===== DATA SEGMENT

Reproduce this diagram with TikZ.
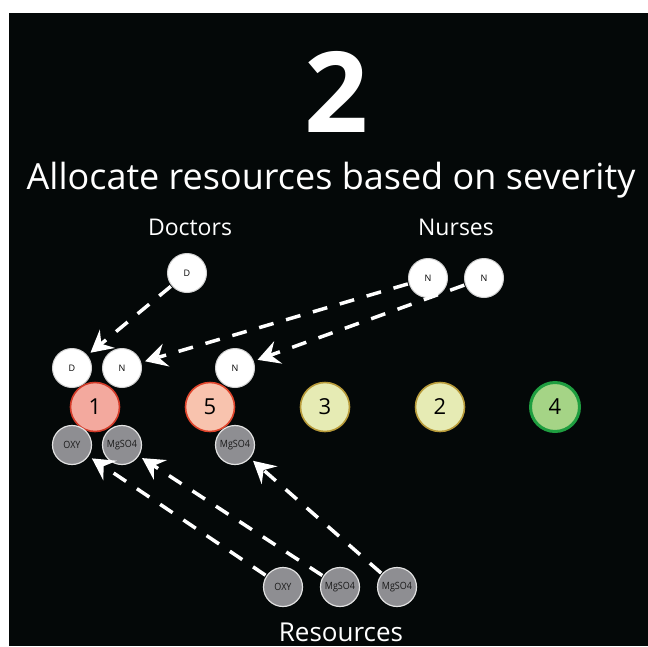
\documentclass[tikz,border=0pt]{standalone}
\usepackage{fontspec}
\setmainfont{Open Sans}
\usetikzlibrary{calc}
\definecolor{bg}{HTML}{040808}
\definecolor{resgray}{HTML}{8E8E92}
\definecolor{resedge}{HTML}{E2E2E2}
\definecolor{redfill}{HTML}{F3A99E}
\definecolor{rededge}{HTML}{D23A28}
\definecolor{peachfill}{HTML}{F8C3AE}
\definecolor{peachedge}{HTML}{E0452C}
\definecolor{yelfill}{HTML}{E6EBB4}
\definecolor{yeledge}{HTML}{B89B3A}
\definecolor{grnfill}{HTML}{A5D486}
\definecolor{grnedge}{HTML}{1F9E40}
\tikzset{
  person/.style={circle, draw=gray!35, line width=1pt, fill=white, minimum size=39pt, inner sep=0pt, text=black, font=\fontsize{9}{9}\selectfont},
  res/.style={circle, draw=resedge, line width=1.2pt, fill=resgray, minimum size=39pt, inner sep=0pt, text=black!90, font=\fontsize{10}{11}\selectfont},
  sev/.style={circle, minimum size=49pt, inner sep=0pt, line width=1.6pt, text=black, font=\fontsize{22}{22}\selectfont},
  lbl/.style={text=white, anchor=base, inner sep=0pt},
  arr/.style={draw=white, line width=3.5pt, dash pattern=on 15pt off 13pt, shorten <=1pt},
  headfill/.style={fill=white}
}
\newcommand{\nm}[1]{\scalebox{0.9}[1]{#1}}
\begin{document}
\begin{tikzpicture}[x=1pt,y=-1pt]
\useasboundingbox (0,0) rectangle (648,646);
\fill[white] (0,0) rectangle (648,646);
\fill[bg] (9,13) rectangle (648,646);
% headings
\node[lbl, font=\fontsize{112}{112}\selectfont\bfseries] (num) at (336,132) {2};
\node[lbl, font=\fontsize{36}{36}\selectfont] (title) at (331,189) {Allocate resources based on severity};
\node[lbl, font=\fontsize{23}{23}\selectfont] (doc) at (190,235) {Doctors};
\node[lbl, font=\fontsize{23}{23}\selectfont] (nur) at (456,235) {Nurses};
\node[lbl, font=\fontsize{26}{26}\selectfont] (resl) at (341,641) {Resources};
% pools
\node[person] (dtop) at (187,273) {D};
\node[person] (ntop1) at (428,278) {N};
\node[person] (ntop2) at (484,278) {N};
% assigned staff
\node[person] (d1) at (72,368) {D};
\node[person] (n1) at (122,368) {N};
\node[person] (n5) at (235,368) {N};
% severity
\node[sev, fill=redfill, draw=rededge] (s1) at (95,407) {1};
\node[sev, fill=peachfill, draw=peachedge] (s5) at (210,407) {5};
\node[sev, fill=yelfill, draw=yeledge] (s3) at (325,407) {3};
\node[sev, fill=yelfill, draw=yeledge] (s2) at (440,407) {2};
\node[sev, fill=grnfill, draw=grnedge, line width=3pt] (s4) at (555,407) {4};
% assigned resources
\node[res] (o1) at (72,445) {\nm{OXY}};
\node[res] (m1) at (122,445) {\nm{MgSO4}};
\node[res] (m5) at (235,445) {\nm{MgSO4}};
% resource pool
\node[res] (ob) at (283,587) {\nm{OXY}};
\node[res] (mb1) at (340,587) {\nm{MgSO4}};
\node[res] (mb2) at (397,587) {\nm{MgSO4}};
% arrows: dashed shafts with solid barbed heads
\foreach \a/\b in {dtop/d1, ntop1/n1, ntop2/n5, ob/o1, mb1/m1, mb2/m5}{
  \coordinate (T) at ($(\b)!24pt!(\a)$);
  \coordinate (B) at ($(T)!22pt!(\a)$);
  \coordinate (I) at ($(T)!14pt!(\a)$);
  \draw[arr] (\a) -- (I);
  \fill[headfill] (T) -- ($(B)!12pt!90:(T)$) -- (I) -- ($(B)!12pt!-90:(T)$) -- cycle;
}
\end{tikzpicture}
\end{document}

==========

#### [JOB]
Skip the images and write out the rest of the listing exactly.

#### [RIGHT ANSWER]
Reproduce this diagram with TikZ.
\documentclass[tikz,border=0pt]{standalone}
\usepackage{fontspec}
\setmainfont{Open Sans}
\usetikzlibrary{calc}
\definecolor{bg}{HTML}{040808}
\definecolor{resgray}{HTML}{8E8E92}
\definecolor{resedge}{HTML}{E2E2E2}
\definecolor{redfill}{HTML}{F3A99E}
\definecolor{rededge}{HTML}{D23A28}
\definecolor{peachfill}{HTML}{F8C3AE}
\definecolor{peachedge}{HTML}{E0452C}
\definecolor{yelfill}{HTML}{E6EBB4}
\definecolor{yeledge}{HTML}{B89B3A}
\definecolor{grnfill}{HTML}{A5D486}
\definecolor{grnedge}{HTML}{1F9E40}
\tikzset{
  person/.style={circle, draw=gray!35, line width=1pt, fill=white, minimum size=39pt, inner sep=0pt, text=black, font=\fontsize{9}{9}\selectfont},
  res/.style={circle, draw=resedge, line width=1.2pt, fill=resgray, minimum size=39pt, inner sep=0pt, text=black!90, font=\fontsize{10}{11}\selectfont},
  sev/.style={circle, minimum size=49pt, inner sep=0pt, line width=1.6pt, text=black, font=\fontsize{22}{22}\selectfont},
  lbl/.style={text=white, anchor=base, inner sep=0pt},
  arr/.style={draw=white, line width=3.5pt, dash pattern=on 15pt off 13pt, shorten <=1pt},
  headfill/.style={fill=white}
}
\newcommand{\nm}[1]{\scalebox{0.9}[1]{#1}}
\begin{document}
\begin{tikzpicture}[x=1pt,y=-1pt]
\useasboundingbox (0,0) rectangle (648,646);
\fill[white] (0,0) rectangle (648,646);
\fill[bg] (9,13) rectangle (648,646);
% headings
\node[lbl, font=\fontsize{112}{112}\selectfont\bfseries] (num) at (336,132) {2};
\node[lbl, font=\fontsize{36}{36}\selectfont] (title) at (331,189) {Allocate resources based on severity};
\node[lbl, font=\fontsize{23}{23}\selectfont] (doc) at (190,235) {Doctors};
\node[lbl, font=\fontsize{23}{23}\selectfont] (nur) at (456,235) {Nurses};
\node[lbl, font=\fontsize{26}{26}\selectfont] (resl) at (341,641) {Resources};
% pools
\node[person] (dtop) at (187,273) {D};
\node[person] (ntop1) at (428,278) {N};
\node[person] (ntop2) at (484,278) {N};
% assigned staff
\node[person] (d1) at (72,368) {D};
\node[person] (n1) at (122,368) {N};
\node[person] (n5) at (235,368) {N};
% severity
\node[sev, fill=redfill, draw=rededge] (s1) at (95,407) {1};
\node[sev, fill=peachfill, draw=peachedge] (s5) at (210,407) {5};
\node[sev, fill=yelfill, draw=yeledge] (s3) at (325,407) {3};
\node[sev, fill=yelfill, draw=yeledge] (s2) at (440,407) {2};
\node[sev, fill=grnfill, draw=grnedge, line width=3pt] (s4) at (555,407) {4};
% assigned resources
\node[res] (o1) at (72,445) {\nm{OXY}};
\node[res] (m1) at (122,445) {\nm{MgSO4}};
\node[res] (m5) at (235,445) {\nm{MgSO4}};
% resource pool
\node[res] (ob) at (283,587) {\nm{OXY}};
\node[res] (mb1) at (340,587) {\nm{MgSO4}};
\node[res] (mb2) at (397,587) {\nm{MgSO4}};
% arrows: dashed shafts with solid barbed heads
\foreach \a/\b in {dtop/d1, ntop1/n1, ntop2/n5, ob/o1, mb1/m1, mb2/m5}{
  \coordinate (T) at ($(\b)!24pt!(\a)$);
  \coordinate (B) at ($(T)!22pt!(\a)$);
  \coordinate (I) at ($(T)!14pt!(\a)$);
  \draw[arr] (\a) -- (I);
  \fill[headfill] (T) -- ($(B)!12pt!90:(T)$) -- (I) -- ($(B)!12pt!-90:(T)$) -- cycle;
}
\end{tikzpicture}
\end{document}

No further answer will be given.